The ethanol blend petrol is only marginally less polluting, Australian study shows.
The project, carried out by Orbital, the CSIRO and the Department of the Environment, Water, Heritage and the Arts, collected emissions data and used scientific models to predict the health impact of five and ten per cent ethanol blend petrols (E5 and E10 respectively).
The estimates were carried out for the Australian passenger vehicle fleet in Sydney and three other major urban centres.
The project involved:
measuring exhaust emissions (including particulate matter)
measurement of evaporative emissions examination of the formation of secondary organic aerosol
assessment of the impact of E5 and E10 on photochemical smog
assessment of the health impacts of E5 and E10
The measurement program was designed to examine vehicles representative of the current Australian light duty petrol vehicle fleet. This was achieved by choosing vehicle makes and models with highest representation in the Australian fleet, ethanol suitability and emissions control system. A representative sample of 21 vehicles from the Australian passenger vehicle fleet was selected based on the above criteria for emissions testing.
The study measured the difference in vehicle emissions between ethanol blend petrol (up to 10 per cent) and unleaded petrol under Australian conditions. The study then estimated the impact that changes in emission levels may have on the health budget, by modelling the costs of illness and death due to air pollution. The results of the study are calculated using Sydney data, which has been extrapolated to include the four major Australian cities (Sydney, Melbourne, Brisbane and Perth).
The study measured decreases in particulate matter (PM) emissions from vehicles using up to 10 per cent ethanol blends (E5 and E10). In some individual vehicles, emission reductions were measured at up to 30 per cent. However, while this is a positive finding, these figures represent a small fraction (less than a half of one per cent) of the total PM emissions in the Sydney airshed.

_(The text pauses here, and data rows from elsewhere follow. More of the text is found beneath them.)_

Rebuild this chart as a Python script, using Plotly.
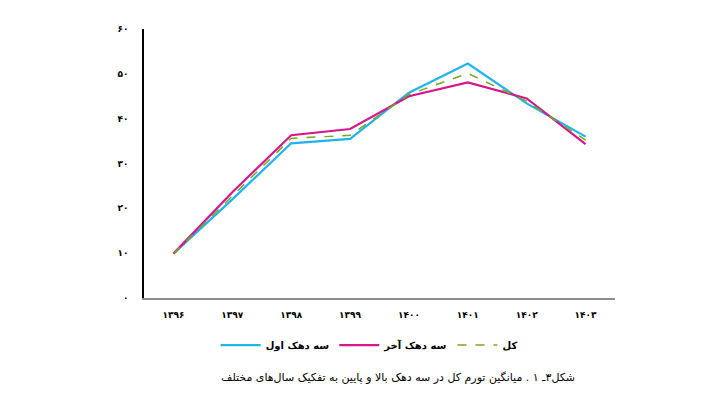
import plotly.graph_objects as go

# سال‌ها و مقادیر تورم (خوانده شده از نمودار)
years = ['۱۳۹۶', '۱۳۹۷', '۱۳۹۸', '۱۳۹۹', '۱۴۰۰', '۱۴۰۱', '۱۴۰۲', '۱۴۰۳']
first_three = [9.9, 22.0, 34.5, 35.5, 45.8, 52.3, 43.4, 36.0]
last_three = [9.9, 23.6, 36.3, 37.7, 45.0, 48.1, 44.5, 34.3]
total = [9.9, 22.8, 35.6, 36.3, 45.4, 50.1, 43.9, 35.2]

y_ticks = [0, 10, 20, 30, 40, 50, 60]
y_labels = ['۰', '۱۰', '۲۰', '۳۰', '۴۰', '۵۰', '۶۰']

caption = 'شکل۳ـ ۱ . میانگین تورم کل در سه دهک بالا و پایین به تفکیک سال‌های مختلف'

fig = go.Figure()

fig.add_trace(go.Scatter(x=years, y=first_three, mode='lines', name='سه دهک اول',
                         line=dict(color='#1FB4EC', width=2.2)))
fig.add_trace(go.Scatter(x=years, y=last_three, mode='lines', name='سه دهک آخر',
                         line=dict(color='#D6168C', width=2.2)))
fig.add_trace(go.Scatter(x=years, y=total, mode='lines', name='کل',
                         line=dict(color='#77A81E', width=1.5, dash='dash')))

fig.add_annotation(text=caption, xref='paper', yref='paper', x=0.539, y=-0.294,
                   showarrow=False, xanchor='center', yanchor='middle',
                   font=dict(family='DejaVu Sans', size=11, color='black'))

# حاشیه ۸ پیکسلی body صفحه در نظر گرفته شده است
fig.update_layout(
    width=719,
    height=402,
    margin=dict(l=136, r=112, t=21, b=112),
    paper_bgcolor='white',
    plot_bgcolor='white',
    font=dict(family='DejaVu Sans', color='black'),
    showlegend=True,
    legend=dict(orientation='h', x=0.478, y=-0.175, xanchor='center', yanchor='middle',
                font=dict(size=10, family='DejaVu Sans', weight='bold'),
                itemwidth=40, tracegroupgap=0),
    xaxis=dict(
        type='category',
        range=[-0.5, 7.5],
        showgrid=False,
        zeroline=False,
        showline=True,
        linecolor='#8c8c8c',
        linewidth=2,
        ticks='',
        ticklabelstandoff=7,
        tickfont=dict(size=9, weight='bold'),
    ),
    yaxis=dict(
        range=[0, 60],
        tickvals=y_ticks,
        ticktext=y_labels,
        showgrid=False,
        zeroline=False,
        showline=True,
        linecolor='black',
        linewidth=1.5,
        ticks='',
        ticklabelstandoff=12,
        tickfont=dict(size=9, weight='bold'),
    ),
)

fig.write_html("out.html")
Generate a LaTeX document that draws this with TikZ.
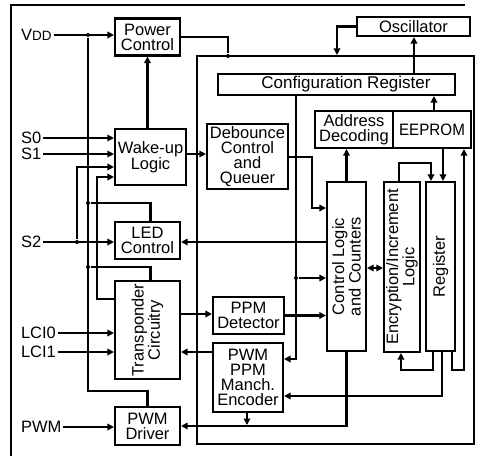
\documentclass[tikz,border=0pt]{standalone}
\usepackage{fontspec}
\setmainfont{Liberation Sans}
\usetikzlibrary{arrows.meta}
\newcommand{\blkfont}{\fontsize{16.5}{15}\selectfont}

\begin{document}
\begin{tikzpicture}[x=1pt,y=-1pt,line width=2.1pt,
	>={Triangle[length=6.5pt,width=6.5pt]},
	blk/.style={draw, inner sep=0pt, align=center, font=\blkfont},
	lbl/.style={inner sep=1pt, anchor=west, font=\blkfont},
	vtext/.style={rotate=90, inner sep=0pt, align=center, font=\blkfont},
	thinline/.style={line width=1.1pt},
	dot/.style={circle, fill, inner sep=0pt, minimum size=4pt}]
			\useasboundingbox (0,0) rectangle (479,456);
			\draw (11,456) -- (11,5) -- (465,5);
			\node[draw, inner sep=0pt, minimum width=277, minimum height=388] (chip) at (335.5,250) {};
			\node[blk, minimum width=65, minimum height=37] (pwr) at (147.5,37) {Power\\Control};
			\node[blk, minimum width=113, minimum height=19] (osc) at (413.5,26.5) {Oscillator};
			\node[blk, minimum width=237, minimum height=21, font=\fontsize{17}{15}\selectfont] (cfg) at (336.5,84.5) {\hspace*{19pt}Configuration Register};
			\node[blk, minimum width=78, minimum height=37] (addr) at (354,129.5) {Address\\Decoding};
			\node[blk, minimum width=78, minimum height=37] (eep) at (432,129.5) {\scalebox{0.92}[1]{EEPROM}};
			\node[blk, minimum width=71, minimum height=56] (wake) at (150.5,157) {Wake-up\\Logic};
			\node[blk, minimum width=81, minimum height=65] (deb) at (247.5,156.5) {Debounce\\Control\\and\\Queuer};
			\node[blk, minimum width=65, minimum height=37] (led) at (147.5,240.5) {LED\\Control};
			\node[blk, minimum width=39, minimum height=169] (ctl) at (346.5,266.5) {};
			\node[vtext] at (ctl) {Control Logic\\and Counters};
			\node[blk, minimum width=36, minimum height=170] (enc) at (402,267) {};
			\node[vtext] at (enc) {Encryption/Increment\\Logic};
			\node[blk, minimum width=29, minimum height=169] (reg) at (440.5,266.5) {};
			\node[vtext] at (reg) {Register};
			\node[blk, minimum width=71, minimum height=37] (ppm) at (248.5,315.5) {PPM\\Detector};
			\node[blk, minimum width=65, minimum height=98] (trn) at (147.5,330) {};
			\node[vtext] at (trn) {Transponder\\Circuitry};
			\node[blk, minimum width=70, minimum height=69] (pwmenc) at (248,377.5) {PWM\\PPM\\Manch.\\Encoder};
			\node[blk, minimum width=65, minimum height=38] (drv) at (147.5,426) {PWM\\Driver};

			\node[lbl] (vdd) at (19,35) {V{\fontsize{13.5}{13.5}\selectfont DD}};
			\node[lbl] (s0) at (19,138) {S0};
			\node[lbl] (s1) at (19,154) {S1};
			\node[lbl] (s2) at (19,242) {S2};
			\node[lbl] (lci0) at (19,333) {LCI0};
			\node[lbl] (lci1) at (19,352) {LCI1};
			\node[lbl] (pwm) at (19,427) {PWM};

			\node[dot] (vddtap) at (88,35) {};
			\node[dot] (ledtap) at (88,203) {};
			\node[dot] (trntap) at (88,267) {};
			\node[dot] (s2tap) at (77,242) {};
			\node[dot] (pwrtap) at (228,56) {};
			\node[dot] (cfgtap) at (296,278) {};

			\draw[->] (vdd.east) -- (vdd.east -| pwr.west);
			\draw (vddtap) -- (88,391) -| (drv.north);
			\draw (ledtap) -| ([xshift=3pt]led.north);
			\draw (trntap) -| ([xshift=3pt]trn.north);
			\draw (pwr.east) -| (pwrtap);
			\draw[->] (wake.north -| pwr.south) -- (pwr.south);
			\draw[->, thinline] (s0.east) -- (s0.east -| wake.west);
			\draw[->, thinline] (s1.east) -- (s1.east -| wake.west);
			\draw[->] (s2.east) -- (s2.east -| led.west);
			\draw[->] (s2tap) |- (wake.west |- 0,167);
			\draw[->] (trn.west |- 0,299) -| (97,177) -- (wake.west |- 0,177);
			\draw[->, thinline] (wake.east |- 0,154) -- (deb.west |- 0,154);
			\draw[->] (deb.east |- 0,157) -- (312,157) |- (ctl.west |- 0,208);
			\draw[->] (ctl.north) -- (ctl.north |- addr.south);
			\draw[->] (cfg.north -| 414,0) -- (osc.south -| 414,0);
			\draw[->] (osc.west) -| (chip.north -| 337,0);
			\draw[->] (eep.north -| 434,0) -- (cfg.south -| 434,0);
			\draw[->] (cfg.south -| 296,0) -- (296,359) -- (pwmenc.east |- 0,359);
			\draw[->] (cfgtap) -- (ctl.west |- cfgtap);
			\draw[->] (ctl.west |- 0,242) -- (led.east |- 0,242);
			\draw[->] (trn.east |- 0,314) -- (ppm.west |- 0,314);
			\draw[->] (ppm.east) -- (ctl.west |- ppm.east);
			\draw[->] (lci0.east) -- (lci0.east -| trn.west);
			\draw[->] (lci1.east) -- (lci1.east -| trn.west);
			\draw[->] (pwmenc.west |- 0,352) -- (trn.east |- 0,352);
			\draw[->] (ctl.south) |- (drv.east);
			\draw[->] (pwmenc.south -| 247,0) -- (247,425);
			\draw[->] (reg.south -| 442,0) |- (pwmenc.east |- 0,396);
			\draw[->] (reg.south -| 433,0) |- (401,370) -- (enc.south -| 401,0);
			\draw[->] (enc.north -| 399,0) |- (431,163) -- (reg.north -| 431,0);
			\draw[->] (eep.south -| 443,0) -- (reg.north -| 443,0);
			\draw[->] (reg.south -| 452,0) |- (464,370) -- (eep.south -| 464,0);
			\draw[<->] (ctl.east |- 0,268) -- (enc.west |- 0,268);
			\draw[->] (pwm.east) -- (pwm.east -| drv.west);
		\end{tikzpicture}
\end{document}
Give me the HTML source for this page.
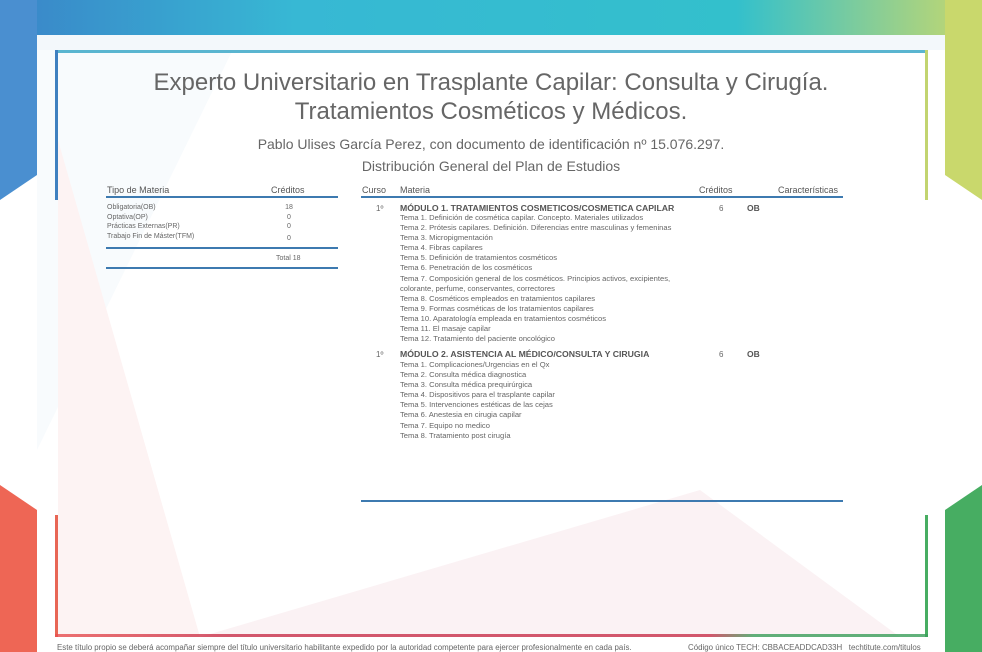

Results for other emissions from E5 and E10 show that some pollutants marginally increase such as oxides of nitrogen while others marginally decrease such as carbon monoxide marginally decrease.
Overall the study estimates a marginal health cost savings in the four major Australian cities from widespread use of E5 and E10. However this saving will be eroded over time as new vehicles, with improved emission control technology, enter the Australian fleet.